How exciting - I've just been asked to give the keynote presentation at next year's annual FPGA-Forum, which is to be held in Trondheim, Norway.
I love how every day brings something new and exciting. Sometimes this can be as simple as an interesting quote I’ve not previously heard, or perhaps a tidbit of trivia that tickles my fancy, or maybe a joke that makes me laugh out loud. And then there are times when – out of the blue – someone calls to say…
...well, let’s take today, for example. I just received a call from Espen Tallaksen in Norway on behalf of the FPGA-Forum Program Committee. Espen asked if I would like to give the keynote presentation at next year’s annual FPGA-Forum, which is to be held in Trondheim, Norway, on Tuesday 14th and Wednesday 15th February 2012.
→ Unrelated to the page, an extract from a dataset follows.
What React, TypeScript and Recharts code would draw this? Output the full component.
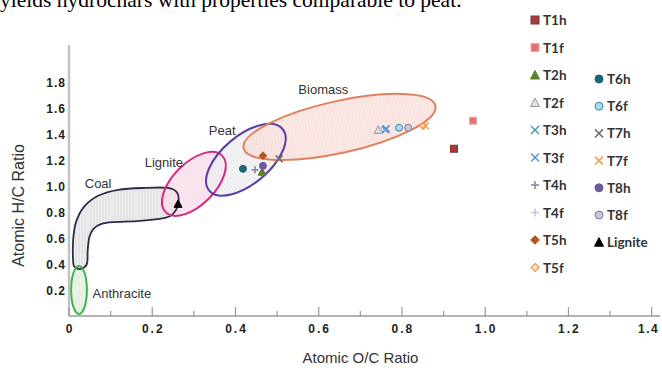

Wow! How exciting – although I’ve been to Denmark and Sweden a couple of times, thus far I’ve never been fortunate enough to visit Norway, so this will be a real treat.
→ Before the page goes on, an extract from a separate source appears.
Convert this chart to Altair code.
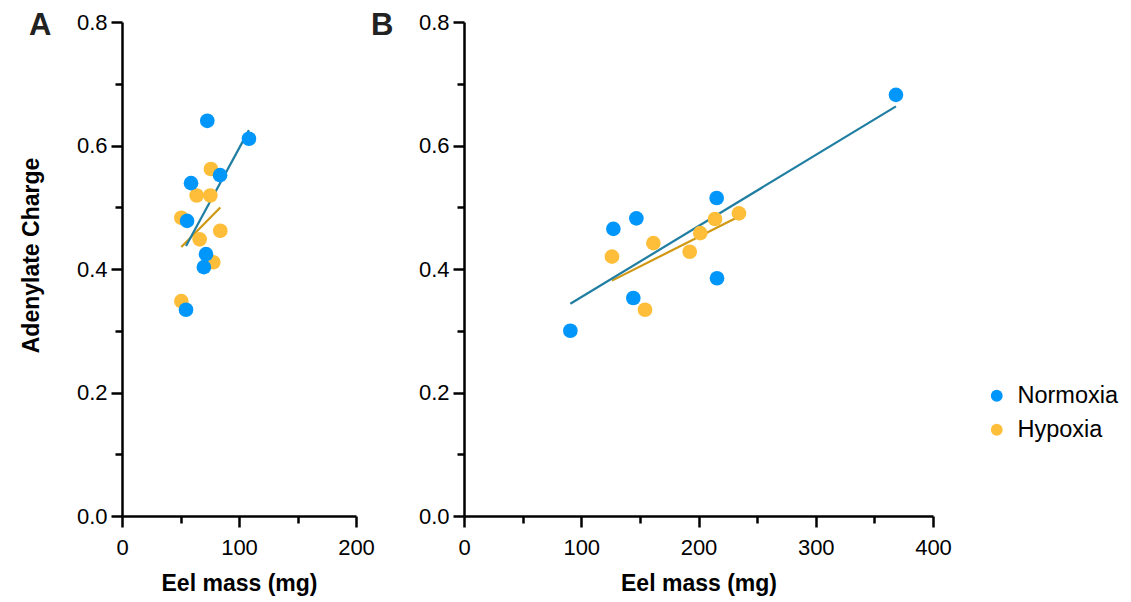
import altair as alt
import pandas as pd

FONT = "Liberation Sans"
groups = ["Normoxia", "Hypoxia"]
point_colors = ["#0096FA", "#FFBE3A"]
line_colors = {"Normoxia": "#1F7EA1", "Hypoxia": "#D09812"}
panel_labels = ["A", "B"]

# Panel A data
a_norm_mass = [72.9, 108.5, 83.8, 59.0, 55.6, 71.8, 70.0, 54.7]
a_norm_charge = [0.640, 0.611, 0.552, 0.539, 0.478, 0.424, 0.403, 0.334]
a_hyp_mass = [76.0, 63.8, 75.5, 50.7, 84.0, 66.4, 78.0, 50.7]
a_hyp_charge = [0.562, 0.519, 0.519, 0.483, 0.462, 0.448, 0.411, 0.348]

# Panel B data
b_norm_mass = [215.5, 147.0, 127.4, 215.8, 144.4, 90.7, 368.4]
b_norm_charge = [0.515, 0.482, 0.465, 0.385, 0.353, 0.300, 0.682]
b_hyp_mass = [234.5, 214.1, 201.5, 161.5, 192.5, 126.2, 154.4]
b_hyp_charge = [0.490, 0.481, 0.458, 0.442, 0.428, 0.420, 0.334]

y_ticks = [0.0, 0.1, 0.2, 0.3, 0.4, 0.5, 0.6, 0.7, 0.8]
a_x_ticks = [0, 50, 100, 150, 200]
b_x_ticks = [0, 50, 100, 150, 200, 250, 300, 350, 400]


def frame(norm_mass, norm_charge, hyp_mass, hyp_charge):
    # hypoxia first so normoxia points are drawn on top
    return pd.DataFrame({
        "mass": list(hyp_mass) + list(norm_mass),
        "charge": list(hyp_charge) + list(norm_charge),
        "group": ["Hypoxia"] * len(hyp_mass) + ["Normoxia"] * len(norm_mass),
    })


def panel(df, xmax, xticks, width, label, show_ytitle):
    y_major = "round(datum.value * 10) % 2 == 0"
    x_major = "datum.value % 100 == 0"
    x = alt.X(
        "mass:Q",
        scale=alt.Scale(domain=[0, xmax], nice=False, zero=True),
        axis=alt.Axis(
            values=xticks,
            title="Eel mass (mg)",
            labelExpr=f"{x_major} ? format(datum.value, 'd') : ''",
            tickSize={"condition": {"test": x_major, "value": 11}, "value": 7},
            labelFlush=False,
            labelPadding=10,
            titlePadding=14,
        ),
    )
    y = alt.Y(
        "charge:Q",
        scale=alt.Scale(domain=[0, 0.8], nice=False),
        axis=alt.Axis(
            values=y_ticks,
            title="Adenylate Charge" if show_ytitle else None,
            labelExpr=f"{y_major} ? format(datum.value, '.1f') : ''",
            tickSize={"condition": {"test": y_major, "value": 11}, "value": 7},
            labelFlush=False,
            labelPadding=4,
            titlePadding=33,
            titleY=233,
        ),
    )
    base = alt.Chart(df)
    layers = []
    for g in ["Hypoxia", "Normoxia"]:
        layers.append(
            base.transform_filter(alt.datum.group == g)
            .transform_regression("mass", "charge")
            .mark_line(color=line_colors[g], strokeWidth=2.2)
            .encode(x=x, y=y)
        )
    pts = base.mark_circle(size=215, opacity=1).encode(
        x=x,
        y=y,
        color=alt.Color(
            "group:N",
            scale=alt.Scale(domain=groups, range=point_colors),
            legend=alt.Legend(
                title=None,
                orient="none",
                legendX=863,
                legendY=362,
                symbolType="circle",
                symbolSize=140,
                symbolOpacity=1,
                symbolStrokeWidth=0,
                labelFont=FONT,
                labelFontSize=23.5,
                labelColor="black",
                labelOffset=9,
                rowPadding=9,
            ),
        ),
    )
    layers.append(pts)
    txt = (
        alt.Chart(pd.DataFrame({"label": [label]}))
        .mark_text(
            font=FONT,
            fontSize=31,
            fontWeight="bold",
            color="#222222",
            align="left",
            baseline="alphabetic",
        )
        .encode(text="label:N", x=alt.value(-93), y=alt.value(13))
    )
    layers.append(txt)
    return alt.layer(*layers).properties(width=width, height=494)


df_a = frame(a_norm_mass, a_norm_charge, a_hyp_mass, a_hyp_charge)
df_b = frame(b_norm_mass, b_norm_charge, b_hyp_mass, b_hyp_charge)

chart_a = panel(df_a, 200, a_x_ticks, 234, panel_labels[0], True)
chart_b = panel(df_b, 400, b_x_ticks, 469, panel_labels[1], False)

chart = (
    alt.hconcat(chart_a, chart_b, spacing=108, bounds="flush")
    .properties(padding={"left": 20, "top": 10, "right": 5, "bottom": 5})
    .configure_view(stroke=None)
    .configure_axis(
        grid=False,
        domainColor="black",
        domainWidth=2.5,
        tickColor="black",
        tickWidth=2.5,
        labelFont=FONT,
        labelFontSize=22,
        labelColor="black",
        titleFont=FONT,
        titleFontSize=23,
        titleFontWeight="bold",
        titleColor="black",
    )
)

chart.save("out.html", embed_options={"renderer": "svg", "actions": False})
I just took a stroll through the Wikipedia. Did you know that archaeological findings indicate the area currently constituting Norway has been inhabited since at least the 10th millennium BC? Or what about the Human Development Index (HDI), which is a comparative measure of life expectancy, literacy, education, and standards of living for countries worldwide. Were you aware that from 2001 to 2007, and then again in 2009 and 2010, Norway had the highest HDI in the world?
Of course Norway is famous for many things – especially its great explorers – such as Roald Engelbregt Gravning Amundsen (often referred to as "the last of the Vikings") who led the first group of humans to reach the Geographic South Pole on December 14, 1911.
And then there’s my personal hero – the Norwegian explorer and writer Thor Heyerdahl. In particular, I am in awe of his 1947 expedition across the Pacific Ocean from South America to the Polynesian islands on a raft called the Kon-Tiki that was constructed out of balsa logs. Thor and his five companions sailed the raft for 101 days over 4,300 miles across the Pacific Ocean before smashing into a reef at Raroia in the Tuamotu Islands on August 7, 1947.
I first read Kon-Tiki the book many years ago (along with all of Thor’s other works) when I was a teenager, but I had never hoped to see any videos of this incredible feat. Then, last year, I purchased a copy of the book for my father-in-law, who loves to sail. While searching for the book I discovered that Thor and his team had carried a film camera on the trip with them, and that the film they took was later made into an award-winning documentary (Click Here to see the DVD on Amazon). So I immediately ordered the DVD and watched it with my father-in-law … and it was absolutely amazing.
The original Kon-Tiki raft is now on display in the Kon-Tiki Museum in Oslo. I just checked on Google (isn’t the Internet wonderful) to discover that Oslo is about 500 kilometers (310 miles) from Trondheim, which is where the FPGA-Forum is to be held. I don’t care. I really want to see the Kon-Tiki in real life. Somehow I intend to make this happen.
But we digress… again from the Wikipedia I discover that Trondheim (of which I’ve seen references in numerous books) is the third most populous city in Norway. The “pin” in the image below shows Trondheim’s location on the map. Also, you can just see Olso in the bottom right-hand corner of the country.
Trondheim – which looks to be absolutely beautiful as shown in the picture below – lies on the south shore of the Trondheimsfjord at the mouth of the river Nidelva. The city is dominated by the Norwegian University of Science and Technology (NTNU), SINTEF, St. Olavs University Hospital and other technology-oriented institutions.
Speaking of fjords, Norway has some of the most spectacular vistas in the world. If you perform a search for “fjords of Norway” on Google you’ll see what I’m talking about.
Of course as soon as someone starts talking about Norway and its fjords, I cannot help myself from thinking about Monty Python’s Parrot Sketch in which John Cleese purchases a “Norwegian Blue” that turns out to be less lively than he had hoped. When he returns the parrot to the pet store saying “This parrot is no more,” Michael Palin responds “No, it’s just pining for the fjords.”
And then, of course, we have the aurora borealis (or the northern lights), named after the Roman goddess of dawn, Aurora, and the Greek name for the north wind, Boreas. I’ve heard that – if you are lucky with regard to the day and time – you can see mind-bogglingly spectacular displays in Trondheim.
I just bounced over to take a look at the FPGA-Forum’s website, but it’s all in Norwegian and I have to admit to being a tad “rusty” in that tongue. We can only hope that they expect me to give my talk in English, otherwise I shall be obliged to perform it in mime – now that would be a keynote to remember!